===== Recorded data =====

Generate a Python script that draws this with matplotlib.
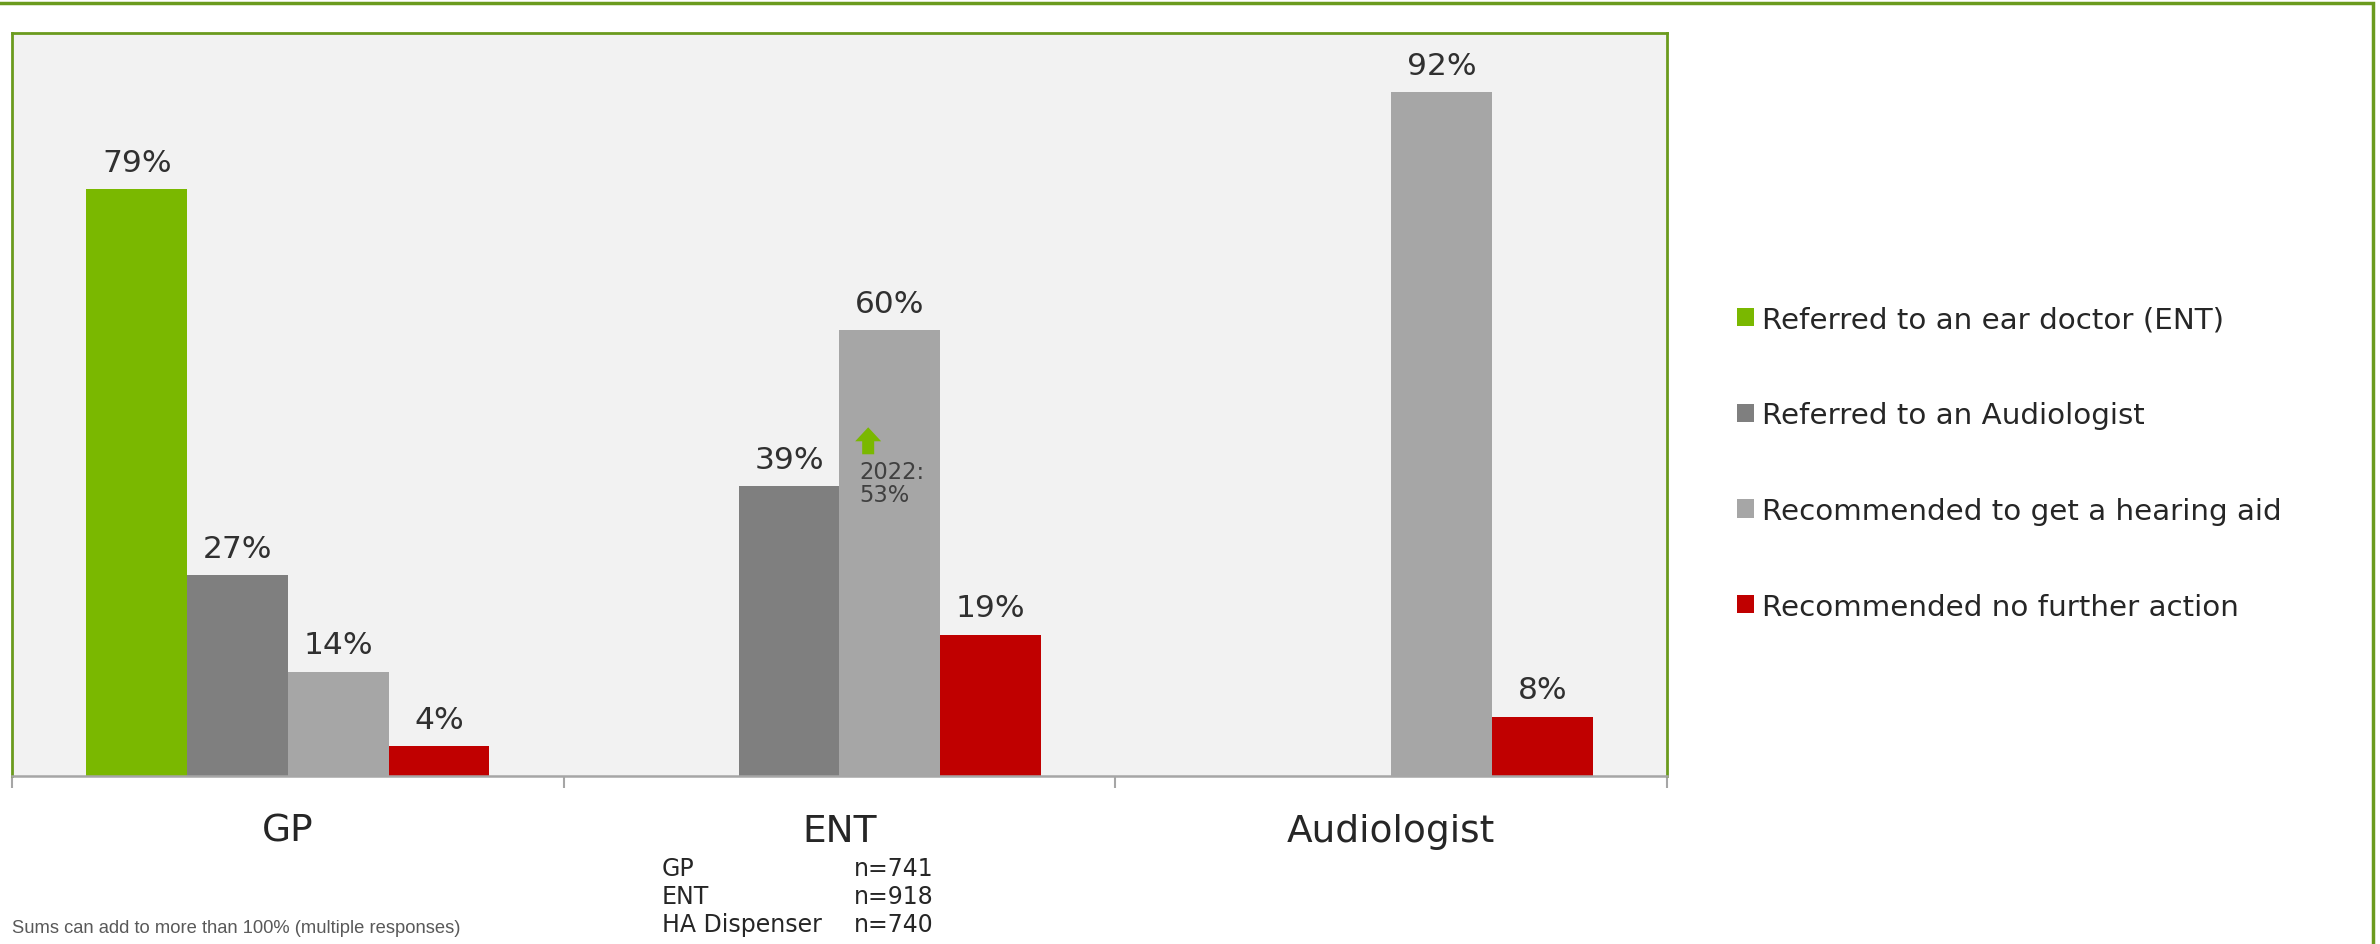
import numpy as np
from matplotlib import pyplot as plt
from matplotlib.patches import Patch, Rectangle, Polygon
from matplotlib.transforms import ScaledTranslation

# data
categories = ['GP', 'ENT', 'Audiologist']
series_names = ['Referred to an ear doctor (ENT)',
                'Referred to an Audiologist',
                'Recommended to get a hearing aid',
                'Recommended no further action']
referred_ent = [79, np.nan, np.nan]
referred_audiologist = [27, 39, np.nan]
hearing_aid = [14, 60, 92]
no_action = [4, 19, 8]
colors = ['#7AB800', '#7F7F7F', '#A6A6A6', '#C00000']

sample_labels = ['GP', 'ENT', 'HA Dispenser']
sample_sizes = ['n=741', 'n=918', 'n=740']
prev_year_lines = ['2022:', '53%']

series = [referred_ent, referred_audiologist, hearing_aid, no_action]

green = '#6B9B1E'
fig = plt.figure(figsize=(23.8, 9.45), dpi=100)
ax = fig.add_axes([12 / 2380, 1 - 777 / 945, (1667 - 12) / 2380, (777 - 34) / 945])
ax.set_facecolor('#F2F2F2')

# outer frame (only top and right edge visible)
fig.patches.append(Rectangle((-0.01, -0.01), 2373 / 2380 + 0.01, 1 - 4 / 945 + 0.01,
                             transform=fig.transFigure, fill=False,
                             edgecolor=green, lw=2.5, zorder=0))

x = np.arange(len(categories))
w = 0.1826
offsets = (np.arange(4) - 1.5) * w

for vals, off, c in zip(series, offsets, colors):
    bars = ax.bar(x + off, vals, width=w, color=c, zorder=2)
    for b, v in zip(bars, vals):
        if np.isnan(v):
            continue
        ax.annotate(f'{v:g}%', (b.get_x() + w / 2, v), xytext=(0, 9),
                    textcoords='offset points', ha='center', va='bottom',
                    fontsize=22.5, color='#303030')

ax.set_xlim(-0.5, 2.5)
ax.set_ylim(0, 100)
ax.set_yticks([])
ax.set_xticks(x)
ax.set_xticklabels(categories, fontsize=27, color='#262626')
ax.tick_params(axis='x', which='major', length=0, pad=26.5)
ax.set_xticks([-0.5, 0.5, 1.5, 2.5], minor=True)
ax.tick_params(axis='x', which='minor', length=8.6, width=1.5, color='#A6A6A6')

for s in ['left', 'top', 'right']:
    ax.spines[s].set_color(green)
    ax.spines[s].set_linewidth(2)
ax.spines['bottom'].set_color('#A6A6A6')
ax.spines['bottom'].set_linewidth(1.8)

# 2022 comparison marker on the ENT hearing-aid bar
bx = x[1] + offsets[2] - w / 2
arrow_px = np.array([[-6, 0], [6, 0], [6, 13], [13, 13], [0, 27], [-13, 13], [-6, 13]]) / 100
arrow_tr = fig.dpi_scale_trans + ScaledTranslation(bx + 0.052, 43.3, ax.transData)
ax.add_patch(Polygon(arrow_px, closed=True, facecolor='#7AB800', edgecolor='none',
                     transform=arrow_tr, zorder=3))
for i, line in enumerate(prev_year_lines):
    ax.text(bx + 0.036, 40.1 - 3.1 * i, line, fontsize=16.3, color='#404040',
            va='baseline', ha='left', zorder=3)

# legend
handles = [Patch(facecolor=c, edgecolor='none') for c in colors]
fig.legend(handles, series_names, loc='center left',
           bbox_to_anchor=(1737 / 2380, 1 - 464 / 945), frameon=False,
           fontsize=21.2, handlelength=0.58, handleheight=0.58, handletextpad=0.28,
           labelspacing=2.3, borderpad=0, borderaxespad=0, labelcolor='#262626')

# sample sizes
for i, (lab, n) in enumerate(zip(sample_labels, sample_sizes)):
    yy = 1 - (876 + 28 * i) / 945
    fig.text(662 / 2380, yy, lab, fontsize=17, color='#262626', va='baseline')
    fig.text(854 / 2380, yy, n, fontsize=17, color='#262626', va='baseline')

fig.text(12 / 2380, 1 - 933 / 945, 'Sums can add to more than 100% (multiple responses)',
         fontsize=13.2, color='#595959', family='Liberation Sans', va='baseline')

plt.savefig('out.png', dpi=100)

=====

**Challenge:** Everything from the first line to the line with "from matplotlib.transforms import" must be repeated exactly, and nothing else. Leave the pictures out.

**Right answer:**
Generate a Python script that draws this with matplotlib.
import numpy as np
from matplotlib import pyplot as plt
from matplotlib.patches import Patch, Rectangle, Polygon
from matplotlib.transforms import ScaledTranslation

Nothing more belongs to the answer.